++++ Records for this task

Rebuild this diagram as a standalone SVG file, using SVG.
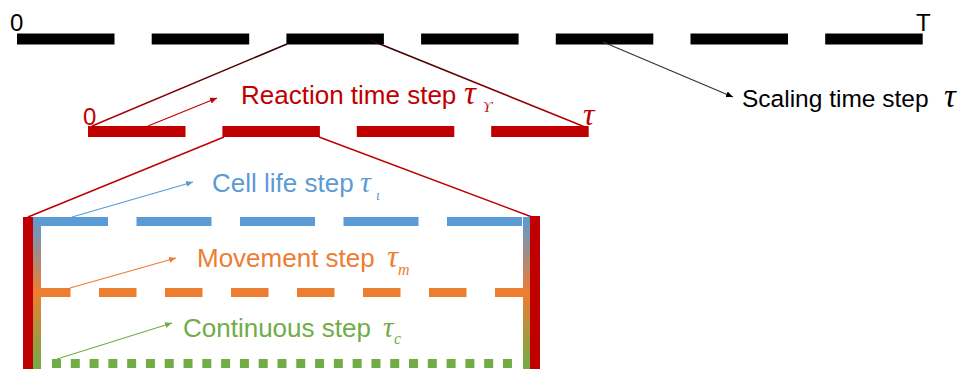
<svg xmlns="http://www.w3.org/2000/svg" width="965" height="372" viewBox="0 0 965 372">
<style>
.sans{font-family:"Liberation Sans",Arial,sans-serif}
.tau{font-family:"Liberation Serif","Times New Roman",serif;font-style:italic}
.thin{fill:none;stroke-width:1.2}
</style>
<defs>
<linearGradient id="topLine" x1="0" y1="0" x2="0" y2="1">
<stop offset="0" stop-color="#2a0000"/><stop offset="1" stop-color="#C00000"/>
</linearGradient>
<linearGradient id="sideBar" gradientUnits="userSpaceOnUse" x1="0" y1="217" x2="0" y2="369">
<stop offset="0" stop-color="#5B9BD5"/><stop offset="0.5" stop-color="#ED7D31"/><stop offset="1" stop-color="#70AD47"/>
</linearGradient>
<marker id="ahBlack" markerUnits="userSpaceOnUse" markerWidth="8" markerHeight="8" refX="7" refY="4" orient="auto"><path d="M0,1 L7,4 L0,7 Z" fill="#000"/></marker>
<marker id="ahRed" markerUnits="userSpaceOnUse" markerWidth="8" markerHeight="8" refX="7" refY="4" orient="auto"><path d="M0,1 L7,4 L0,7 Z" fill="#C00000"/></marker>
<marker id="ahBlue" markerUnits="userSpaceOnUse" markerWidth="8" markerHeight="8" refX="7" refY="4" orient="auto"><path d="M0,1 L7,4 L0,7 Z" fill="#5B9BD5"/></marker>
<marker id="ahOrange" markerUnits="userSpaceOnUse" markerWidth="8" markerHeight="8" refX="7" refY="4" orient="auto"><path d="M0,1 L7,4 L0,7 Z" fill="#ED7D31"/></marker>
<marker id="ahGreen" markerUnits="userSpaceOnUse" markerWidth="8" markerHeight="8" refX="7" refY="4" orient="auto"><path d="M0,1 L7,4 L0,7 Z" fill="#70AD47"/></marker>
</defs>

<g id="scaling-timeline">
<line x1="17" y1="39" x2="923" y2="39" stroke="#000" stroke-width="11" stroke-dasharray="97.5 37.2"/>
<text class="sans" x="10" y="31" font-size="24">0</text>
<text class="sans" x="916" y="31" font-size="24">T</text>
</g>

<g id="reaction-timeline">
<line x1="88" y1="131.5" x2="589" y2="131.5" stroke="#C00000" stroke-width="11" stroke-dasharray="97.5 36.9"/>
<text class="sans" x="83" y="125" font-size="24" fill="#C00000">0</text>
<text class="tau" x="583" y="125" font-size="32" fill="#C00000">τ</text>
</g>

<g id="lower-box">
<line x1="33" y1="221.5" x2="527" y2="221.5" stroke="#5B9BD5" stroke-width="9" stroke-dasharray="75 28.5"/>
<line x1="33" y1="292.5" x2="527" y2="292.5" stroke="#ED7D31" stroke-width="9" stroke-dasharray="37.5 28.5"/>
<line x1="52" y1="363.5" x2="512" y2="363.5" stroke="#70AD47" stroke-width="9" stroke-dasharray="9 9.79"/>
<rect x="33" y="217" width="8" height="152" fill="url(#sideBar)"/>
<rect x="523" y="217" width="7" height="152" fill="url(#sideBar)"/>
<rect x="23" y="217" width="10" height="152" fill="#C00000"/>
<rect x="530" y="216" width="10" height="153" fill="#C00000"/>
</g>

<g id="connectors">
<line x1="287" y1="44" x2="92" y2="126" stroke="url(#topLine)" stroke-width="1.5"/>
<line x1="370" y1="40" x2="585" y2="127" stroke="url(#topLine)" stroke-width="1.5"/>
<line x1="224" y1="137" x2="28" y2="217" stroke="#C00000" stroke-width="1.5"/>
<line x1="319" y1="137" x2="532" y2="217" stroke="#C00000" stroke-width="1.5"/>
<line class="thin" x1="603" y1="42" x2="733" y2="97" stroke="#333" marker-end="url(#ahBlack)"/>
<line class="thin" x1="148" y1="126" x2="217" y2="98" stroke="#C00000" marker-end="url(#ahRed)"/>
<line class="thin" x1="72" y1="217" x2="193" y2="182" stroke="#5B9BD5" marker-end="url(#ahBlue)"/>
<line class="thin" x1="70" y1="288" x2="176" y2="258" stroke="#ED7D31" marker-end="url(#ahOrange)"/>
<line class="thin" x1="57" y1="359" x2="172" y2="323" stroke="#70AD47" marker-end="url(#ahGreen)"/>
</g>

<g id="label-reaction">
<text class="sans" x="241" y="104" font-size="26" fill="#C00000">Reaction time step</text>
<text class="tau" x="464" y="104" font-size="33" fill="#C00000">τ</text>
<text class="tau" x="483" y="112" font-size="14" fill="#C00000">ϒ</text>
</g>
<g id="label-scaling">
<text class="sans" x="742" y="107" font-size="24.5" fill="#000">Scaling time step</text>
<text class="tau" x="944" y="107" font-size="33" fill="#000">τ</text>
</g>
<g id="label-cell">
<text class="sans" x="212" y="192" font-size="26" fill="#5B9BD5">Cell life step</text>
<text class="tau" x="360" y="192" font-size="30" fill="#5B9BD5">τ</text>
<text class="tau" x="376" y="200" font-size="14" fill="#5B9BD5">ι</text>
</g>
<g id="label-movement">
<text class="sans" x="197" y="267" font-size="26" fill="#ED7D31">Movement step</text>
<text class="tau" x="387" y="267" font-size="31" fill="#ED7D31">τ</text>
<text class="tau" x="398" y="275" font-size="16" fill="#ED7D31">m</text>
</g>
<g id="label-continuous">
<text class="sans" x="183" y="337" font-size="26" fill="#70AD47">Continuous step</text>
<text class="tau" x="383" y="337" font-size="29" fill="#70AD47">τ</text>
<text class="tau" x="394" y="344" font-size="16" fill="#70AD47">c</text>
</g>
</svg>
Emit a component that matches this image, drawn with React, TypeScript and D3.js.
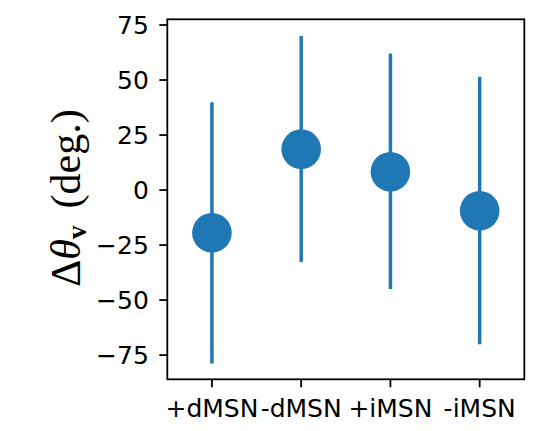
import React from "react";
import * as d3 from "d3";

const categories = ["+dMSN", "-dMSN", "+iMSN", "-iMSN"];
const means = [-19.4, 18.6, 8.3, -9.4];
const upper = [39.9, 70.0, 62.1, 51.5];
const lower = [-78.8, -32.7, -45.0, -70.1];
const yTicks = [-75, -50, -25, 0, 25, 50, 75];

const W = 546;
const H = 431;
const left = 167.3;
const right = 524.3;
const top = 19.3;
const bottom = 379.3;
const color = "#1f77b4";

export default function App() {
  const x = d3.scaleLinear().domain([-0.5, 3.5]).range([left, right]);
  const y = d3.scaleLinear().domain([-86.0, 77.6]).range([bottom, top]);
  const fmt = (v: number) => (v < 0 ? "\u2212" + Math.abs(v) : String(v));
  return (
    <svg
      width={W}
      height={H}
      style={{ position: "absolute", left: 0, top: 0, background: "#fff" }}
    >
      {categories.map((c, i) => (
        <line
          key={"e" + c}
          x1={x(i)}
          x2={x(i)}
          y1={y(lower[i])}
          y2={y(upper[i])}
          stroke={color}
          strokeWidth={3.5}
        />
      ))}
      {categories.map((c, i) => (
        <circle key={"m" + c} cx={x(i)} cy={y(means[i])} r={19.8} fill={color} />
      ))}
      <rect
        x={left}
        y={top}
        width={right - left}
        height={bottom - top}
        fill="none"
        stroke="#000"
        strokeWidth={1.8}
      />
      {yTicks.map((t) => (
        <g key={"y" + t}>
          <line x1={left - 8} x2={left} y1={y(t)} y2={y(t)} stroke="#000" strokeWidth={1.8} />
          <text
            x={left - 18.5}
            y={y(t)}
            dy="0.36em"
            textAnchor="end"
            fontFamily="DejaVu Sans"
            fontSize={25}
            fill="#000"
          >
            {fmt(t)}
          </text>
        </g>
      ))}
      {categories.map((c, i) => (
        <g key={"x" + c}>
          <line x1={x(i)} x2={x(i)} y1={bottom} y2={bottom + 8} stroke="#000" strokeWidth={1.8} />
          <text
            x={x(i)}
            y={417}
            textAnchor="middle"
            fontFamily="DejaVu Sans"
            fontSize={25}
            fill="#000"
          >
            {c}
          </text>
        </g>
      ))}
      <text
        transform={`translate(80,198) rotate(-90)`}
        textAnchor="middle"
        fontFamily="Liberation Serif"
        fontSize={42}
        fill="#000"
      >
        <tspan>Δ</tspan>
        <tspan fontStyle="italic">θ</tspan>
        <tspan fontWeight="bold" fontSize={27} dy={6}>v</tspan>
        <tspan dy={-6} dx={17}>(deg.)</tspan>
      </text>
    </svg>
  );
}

++++++++

- _Your task_: Skip all pictures and retype only the stretch from the line that holds "Emit a component" through the line that holds "import * as", exactly as written.

- _Solution to this problem_:
Emit a component that matches this image, drawn with React, TypeScript and D3.js.
import React from "react";
import * as d3 from "d3";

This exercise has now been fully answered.